I came to Hangzhou as a student and I was put up on the Xixi Campus of Zhejiang University. During my second year there, I met another Italian student, Fulvia. At the time I used to go to the climbing gym next to the campus almost every day; the gym is not there anymore but for us it’s like it is still there. We used to go there together, to climb or just to chat with friends who shared the same passion. The climbing gym was a small cosmos of personalities, a small representation of all possibilities in human life. Super strict, career-oriented and serious trainers but also trainers who were no more than kids and who escaped from their lives in small rural factories and found a new life thanks to climbing. Someone was there just because he lost his track and needed a guide, but ended up becoming a guide himself. I met people with a real passion for that sport and other people just to try something new and keep fit. They became our friends, Chinese and foreigners alike, and most of them are still my friends. Being a foreigner in a country where foreigners are relatively few, it is hard to make friends: sometimes it is simply because we don’t know how and where.
When I came to China in 2013, I made a habit of chatting with strangers like taxi drivers, cleaning ladies and street vendors, happy to know something about them and telling them something about me, but that was never going to develop into real friendships. However, the climbing gym gave me something different. People there had and still have a passion and common goals: they just want to have fun and spend the free time in the same way; most importantly, they don’t see me as a foreigner — they just see me as a friend.
I made these friends when Fulvia also lived in the dorm. We were “the only Italians” and everybody used to ask us about Italian food, as Italians may well know, when abroad we all turn into chefs. We invited friends to the dorm’s kitchen for dinners, the most memorable one of which was for my birthday. I had invited ten people, which expanded to 21, as those invited extended the invitation to others we knew and the result was a super crowded kitchen, heartwarming friends and a cake all over my face.
My friendship with Fulvia wasn’t only about parties and funny moments with climbers. We studied together, and worked together as Italian language teachers later. It will continue even if she leaves China.
I had been in Hangzhou before, only for a few days during the wedding of a friend years before, and to be honest it hadn’t really impressed me at the time.
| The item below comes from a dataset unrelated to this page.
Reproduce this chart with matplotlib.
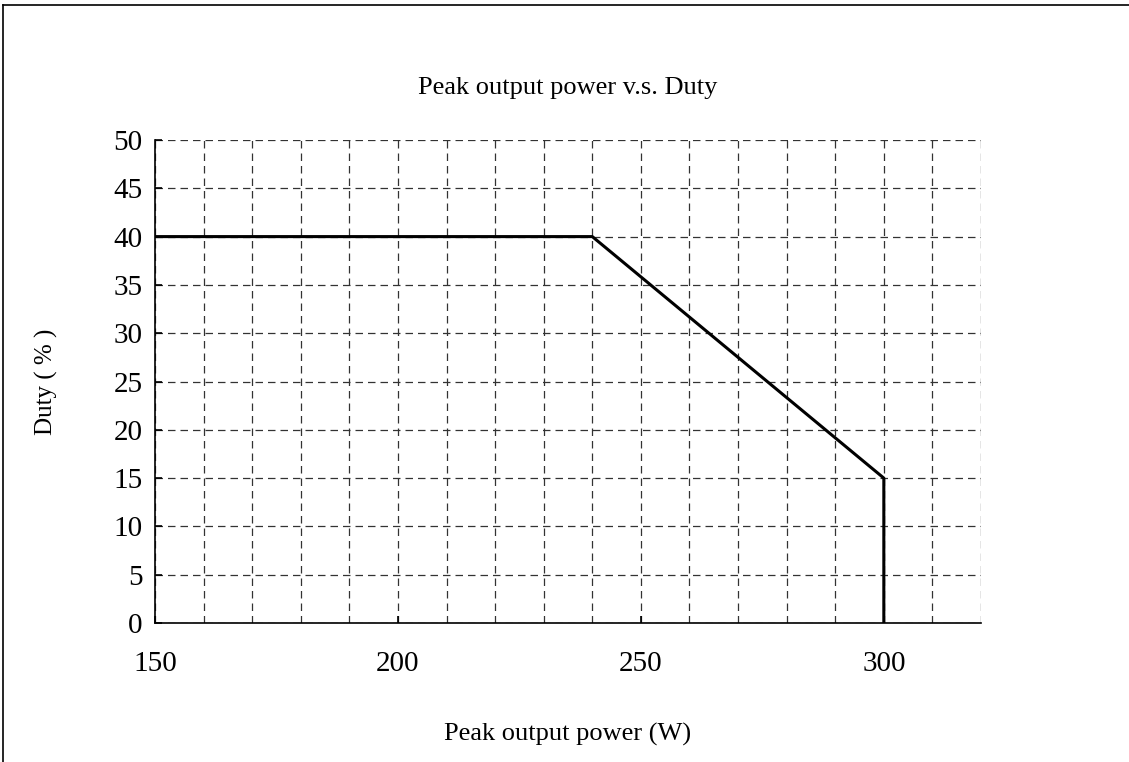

However, after I met my husband in Milan when he was still a student, at his suggestion (for he is from Wenzhou), I read a lot more about Hangzhou, its natural environment and the vitality of the place, and decided to apply to Zhejiang University for my second master’s degree. Needless to say, I changed my mind and the original impression of the city faded away as I stayed longer in Hangzhou.
At the time we weren’t married and travelled to China separately: I flew to Shanghai and he flew to Wenzhou. For my first Mid-Autumn Festival in China, I went to Wenzhou to stay with his family. And it was such a shock: Wenzhounese wasn’t something new to my ears but at home, in the streets, everywhere, it was the only language (dialect) spoken! I had no way to communicate, to take part in the conversation — I was so proud of my Mandarin Chinese and had planned to demonstrate it is possible to communicate with foreigners. In Wenzhou people are really warm and polite, but if you cannot understand the dialect, you might get the opposite impression. Over time, I learned to appreciate why the locals are so proud of speaking the dialect; after all, it is an essential part of their inheritance. I began to understand (parts of) the dialect too. Sometimes My mother-in-law is surprised that I can catch what she says (I actually guess) and she is also proud of me for that.
While visiting Wenzhou during holidays was initially both a joy and an adventure, it’s now pure fun. We can go to the countryside and show our daughter another aspect of life, where veggies grow and animals live. She can play without too many toys and see how her grandparents and great-grandfather spend their days. Therefore, I’m quite looking forward to the Chinese New Year, not only because we can rest, but mainly because we can slow down, stop running around in the big city and comparing ourselves to others, and just enjoy the time with the people who we love and who love us. But before that I will need something red, like a bracelet, for it will be the Year of the Tiger in the Chinese zodiac. Although I’m not superstitious but who knows? Better be prepared, as the Year of the Tiger is my ben ming nian, my zodiac year.
Raising my daughter is quite an experience as well. When she was not two years old, I often faced so many questions from others (almost all grandmothers of children at my daughter’s age) when we went to the park or to the slides. Most of them were just curious: How do foreigners rear their kids? Why do you raise your daughter by yourselves, without the help of your parents? Thanks to my daughter, I also met mums and dads that I already consider close friends; we don’t throw parties anymore, but we meet almost every week. We eat together, paly with kids, explore Hangzhou, and exchange ideas on our kids. Coincidentally (or is it?), I got to know these people at another climbing gym.
Since 2016 I have been running an Italian language center with my husband. The people I’ve met are so many, students, teachers and colleagues alike. The center is small but we like the family-like environment. After all, Italy is one of those countries with the strongest sense of family, exactly like China. Not only the language, we hope the students can also feel the importance of family and get in touch with this part of Italian culture. As any teacher might say, students are the most important library for a teacher, the most important source of knowledge. For instance, from shy students I have learned to respect their character, feel their willingness to study and show more empathy, while searching for proper methods to engage them. I remember a student who for two whole months never spoke in class, never said a word in Italian, but I kept calling on her in every lesson to see if she was ready. After two months she was ready and started to tell stories in Italian. Patience and encouragement paid off. Some students just don’t want to study Italian; for them it’s just a tool to go to Italy and study what they love, be it art, music or fashion. Some others are really good students, studious and curious. With them I’ve realized that a teacher doesn’t really need to know everything, that’s impossible; a teacher just needs to keep the mind open and never lose the curiosity towards the world.
Settling in a foreign country, so far from my hometown, is not easy, but I try to live in the moment and value what I have, especially the people I met and will meet. In Hangzhou I have some of the best memories in my life. I love this city; it’s my second home, or rather the first, since it’s the first place in which I chose to live. It’s where my new life begun.